Supply Chain Transformation

Bergen says the most challenging part of the technology overhaul was changing from a national distribution system to a regional one. Before, all Levi Strauss 501-style jeans, for example, arrived at stores from four distribution centers in Kentucky, Mississippi, Nevada and Arkansas. This wasn’t good enough to meet Wal-Mart’s demands for rapid-fire replenishment.

So Levi’s has added three "pool points" (in California, Texas and Florida) to distribute in-bound freight to either Wal-Mart stores or to the distribution centers. In addition, Levi’s will ship products for each new season in full carton "prepacks" from its distribution centers to Wal-Mart’s distribution centers. The pool points will replenish this supply, working by region to send stacks of jeans to Wal-Mart’s distribution network.

As part of this network of facilities, Levi’s also developed a scanning tool for its manufacturers to check the accuracy of cartons ready to ship. The company implemented AS2 technology to exchange with Wal-Mart EDI transactions that support collaborative forecasting. And a set of Manugistics applications allow the company to collaborate on demand forecasting, product modifications and orders planning with Wal-Mart. All of those changes mean Levi’s can plan, define and ship prepackaged orders to the retailer. Bergen says testing of the new system went well and the company was on schedule for a June delivery as of press time.
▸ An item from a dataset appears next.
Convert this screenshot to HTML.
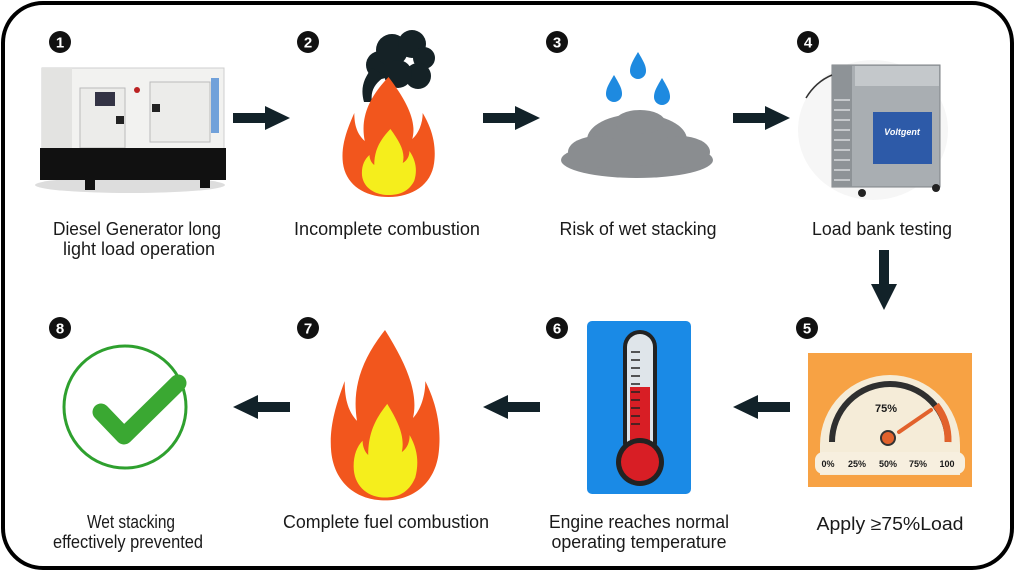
<!DOCTYPE html>
<html><head><meta charset="utf-8"><style>
html,body{margin:0;padding:0;background:#fff;}
svg{display:block;}
text{font-family:"Liberation Sans Narrow","Liberation Sans",sans-serif;fill:#1a1a1a;}
</style></head><body>
<svg width="1015" height="571" viewBox="0 0 1015 571" xmlns="http://www.w3.org/2000/svg">
<defs>
<g id="flame">
<path d="M50,0 C70,25 80,45 75,62 C82,56 86,46 86,36 C98,55 100,72 98,86 C95,108 75,120 50,120 C25,120 5,108 2,86 C0,70 5,55 14,36 C14,50 18,58 25,64 C20,40 30,20 50,0Z" fill="#f2561d"/>
<path d="M52,52 C62,65 68,75 65,86 C70,83 72,79 72,74 C80,85 80,95 77,104 C71,115 61,118 50,118 C35,118 22,110 22,96 C22,88 25,82 30,78 C30,82 32,86 35,88 C35,72 42,62 52,52Z" fill="#f5ee1c"/>
</g>
<g id="arR"><rect x="0" y="-5" width="34" height="10" fill="#122229"/><polygon points="32,-12 57,0 32,12" fill="#122229"/></g>
</defs>
<rect x="3" y="3" width="1009" height="565" rx="40" fill="#fff" stroke="#000" stroke-width="4"/>

<g font-weight="bold" font-size="15" text-anchor="middle">
<circle cx="60" cy="42" r="11" fill="#111"/><text x="60" y="47.5" style="fill:#fff">1</text>
<circle cx="308" cy="42" r="11" fill="#111"/><text x="308" y="47.5" style="fill:#fff">2</text>
<circle cx="557" cy="42" r="11" fill="#111"/><text x="557" y="47.5" style="fill:#fff">3</text>
<circle cx="808" cy="42" r="11" fill="#111"/><text x="808" y="47.5" style="fill:#fff">4</text>
<circle cx="807" cy="328" r="11" fill="#111"/><text x="807" y="333.5" style="fill:#fff">5</text>
<circle cx="557" cy="328" r="11" fill="#111"/><text x="557" y="333.5" style="fill:#fff">6</text>
<circle cx="308" cy="328" r="11" fill="#111"/><text x="308" y="333.5" style="fill:#fff">7</text>
<circle cx="60" cy="328" r="11" fill="#111"/><text x="60" y="333.5" style="fill:#fff">8</text>
</g>

<ellipse cx="130" cy="185" rx="95" ry="8" fill="#ddd"/>
<rect x="42" y="68" width="182" height="84" fill="#f2f2f0" stroke="#cfcfcf"/>
<rect x="42" y="68" width="30" height="84" fill="#e3e3e1"/>
<rect x="80" y="88" width="45" height="60" fill="#ececea" stroke="#bbb"/>
<rect x="150" y="82" width="60" height="60" fill="#ececea" stroke="#bbb"/>
<rect x="95" y="92" width="20" height="14" fill="#334"/>
<circle cx="137" cy="90" r="3" fill="#b22"/>
<rect x="116" y="116" width="8" height="8" fill="#222"/>
<rect x="152" y="104" width="8" height="8" fill="#222"/>
<rect x="211" y="78" width="8" height="55" fill="#3a7fd0" opacity="0.7"/>
<rect x="40" y="148" width="186" height="32" fill="#111"/>
<rect x="85" y="178" width="10" height="12" fill="#111"/><rect x="200" y="178" width="10" height="10" fill="#111"/>

<use href="#arR" x="233" y="118"/>
<use href="#arR" x="483" y="118"/>
<use href="#arR" x="733" y="118"/>

<g fill="#152226">
<circle cx="380" cy="65" r="14"/><circle cx="392" cy="50" r="16"/><circle cx="412" cy="44" r="14"/><circle cx="424" cy="58" r="11"/><circle cx="418" cy="76" r="13"/><circle cx="398" cy="74" r="14"/>
<path d="M372,68 C364,78 360,88 364,102 L372,102 C370,90 376,82 386,76Z"/>
</g>
<use href="#flame" transform="translate(341,77) scale(0.95,1)"/>

<g fill="#1e8ae0">
<path d="M638,52 C644,62 646,66 646,71 A8,8 0 0 1 630,71 C630,66 632,62 638,52Z"/>
<path d="M614,75 C620,85 622,89 622,94 A8,8 0 0 1 606,94 C606,89 608,85 614,75Z"/>
<path d="M662,78 C668,88 670,92 670,97 A8,8 0 0 1 654,97 C654,92 656,88 662,78Z"/>
</g>
<g fill="#8a8d90">
<ellipse cx="637" cy="160" rx="76" ry="18"/>
<ellipse cx="637" cy="140" rx="50" ry="26"/>
<ellipse cx="640" cy="122" rx="25" ry="12"/>
<ellipse cx="598" cy="152" rx="30" ry="16"/><ellipse cx="680" cy="152" rx="30" ry="16"/>
</g>

<ellipse cx="873" cy="130" rx="75" ry="70" fill="#f6f6f6"/>
<rect x="832" y="65" width="108" height="122" fill="#a9aeb2" stroke="#7d8286"/>
<rect x="832" y="65" width="20" height="122" fill="#8e9397"/>
<g stroke="#d8dbdd" stroke-width="1.5">
<line x1="834" y1="100" x2="850" y2="100"/><line x1="834" y1="110" x2="850" y2="110"/><line x1="834" y1="120" x2="850" y2="120"/><line x1="834" y1="130" x2="850" y2="130"/><line x1="834" y1="140" x2="850" y2="140"/><line x1="834" y1="150" x2="850" y2="150"/><line x1="834" y1="160" x2="850" y2="160"/><line x1="834" y1="170" x2="850" y2="170"/><line x1="834" y1="180" x2="850" y2="180"/>
</g>
<rect x="855" y="66" width="84" height="20" fill="#c4c8cb"/>
<rect x="873" y="112" width="59" height="52" fill="#2d5aa8"/>
<text x="902" y="135" text-anchor="middle" font-size="9" font-weight="bold" font-style="italic" style="fill:#fff">Voltgent</text>
<path d="M832,75 C820,80 812,88 806,98" stroke="#333" fill="none" stroke-width="1.5"/>
<circle cx="862" cy="193" r="4" fill="#222"/><circle cx="936" cy="188" r="4" fill="#222"/>

<rect x="879" y="250" width="10" height="36" fill="#122229"/>
<polygon points="871,284 897,284 884,310" fill="#122229"/>

<rect x="808" y="353" width="164" height="134" fill="#f7a244"/>
<path d="M820,475 L820,445 A70,70 0 0 1 960,445 L960,475 Z" fill="#f5ecd8"/>
<path d="M832,442 A58,58 0 0 1 948,442" fill="none" stroke="#2f2f2f" stroke-width="6"/>
<path d="M936,405 A58,58 0 0 1 948,442" fill="none" stroke="#e2622c" stroke-width="7"/>
<rect x="815" y="452" width="150" height="22" rx="8" fill="#f7efdf"/>
<line x1="899" y1="432" x2="931" y2="410" stroke="#e2622c" stroke-width="4" stroke-linecap="round"/>
<circle cx="888" cy="438" r="7" fill="#e2622c" stroke="#333" stroke-width="2"/>
<g font-size="9" font-weight="bold" style="fill:#333" text-anchor="middle">
<text x="886" y="412" font-size="11">75%</text>
<text x="828" y="467">0%</text><text x="857" y="467">25%</text><text x="888" y="467">50%</text><text x="918" y="467">75%</text><text x="947" y="467">100</text>
</g>

<use href="#arR" transform="translate(790,407) scale(-1,1)"/>
<use href="#arR" transform="translate(540,407) scale(-1,1)"/>
<use href="#arR" transform="translate(290,407) scale(-1,1)"/>

<rect x="587" y="321" width="104" height="173" rx="5" fill="#1a8ae6"/>
<rect x="623" y="330" width="34" height="130" rx="17" fill="#222"/>
<rect x="627" y="334" width="26" height="124" rx="13" fill="#dfe5ea"/>
<rect x="630" y="387" width="20" height="70" fill="#d81e25"/>
<circle cx="640" cy="462" r="24" fill="#222"/>
<circle cx="640" cy="462" r="19" fill="#d81e25"/>
<g stroke="#222" stroke-width="1.5">
<line x1="631" y1="352" x2="640" y2="352"/><line x1="631" y1="360" x2="640" y2="360"/><line x1="631" y1="368" x2="640" y2="368"/><line x1="631" y1="376" x2="640" y2="376"/><line x1="631" y1="384" x2="640" y2="384"/><line x1="631" y1="392" x2="640" y2="392"/><line x1="631" y1="400" x2="640" y2="400"/><line x1="631" y1="408" x2="640" y2="408"/><line x1="631" y1="416" x2="640" y2="416"/><line x1="631" y1="424" x2="640" y2="424"/>
</g>

<use href="#flame" transform="translate(329,330) scale(1.12,1.42)"/>

<circle cx="125" cy="407" r="61" fill="none" stroke="#2ea02e" stroke-width="3"/>
<polyline points="101,412 124,436 178,383" fill="none" stroke="#3aa832" stroke-width="17" stroke-linejoin="round" stroke-linecap="round"/>

<g font-size="18" text-anchor="middle">
<text x="137" y="235" textLength="168" lengthAdjust="spacingAndGlyphs">Diesel Generator long</text>
<text x="139" y="255" textLength="152" lengthAdjust="spacingAndGlyphs">light load operation</text>
<text x="387" y="235" textLength="186" lengthAdjust="spacingAndGlyphs">Incomplete combustion</text>
<text x="638" y="235" textLength="157" lengthAdjust="spacingAndGlyphs">Risk of wet stacking</text>
<text x="882" y="235" textLength="140" lengthAdjust="spacingAndGlyphs">Load bank testing</text>
<text x="890" y="530" textLength="147" lengthAdjust="spacingAndGlyphs">Apply ≥75%Load</text>
<text x="639" y="528" textLength="180" lengthAdjust="spacingAndGlyphs">Engine reaches normal</text>
<text x="639" y="548" textLength="175" lengthAdjust="spacingAndGlyphs">operating temperature</text>
<text x="386" y="528" textLength="206" lengthAdjust="spacingAndGlyphs">Complete fuel combustion</text>
<text x="131" y="528" textLength="88" lengthAdjust="spacingAndGlyphs">Wet stacking</text>
<text x="128" y="548" textLength="150" lengthAdjust="spacingAndGlyphs">effectively prevented</text>
</g>
</svg>
</body></html>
To support the Wal-Mart initiative, Bergen helped put together a cross-functional team of employees from IT, finance and sales who helped with planning. That included supporting everything from ordering to logistics to making improvements to the data warehouse. The company also upgraded its networks and its U.S.-based applications, and it is testing to see whether its systems will scale to handle orders from all of Wal-Mart’s 3,200 stores.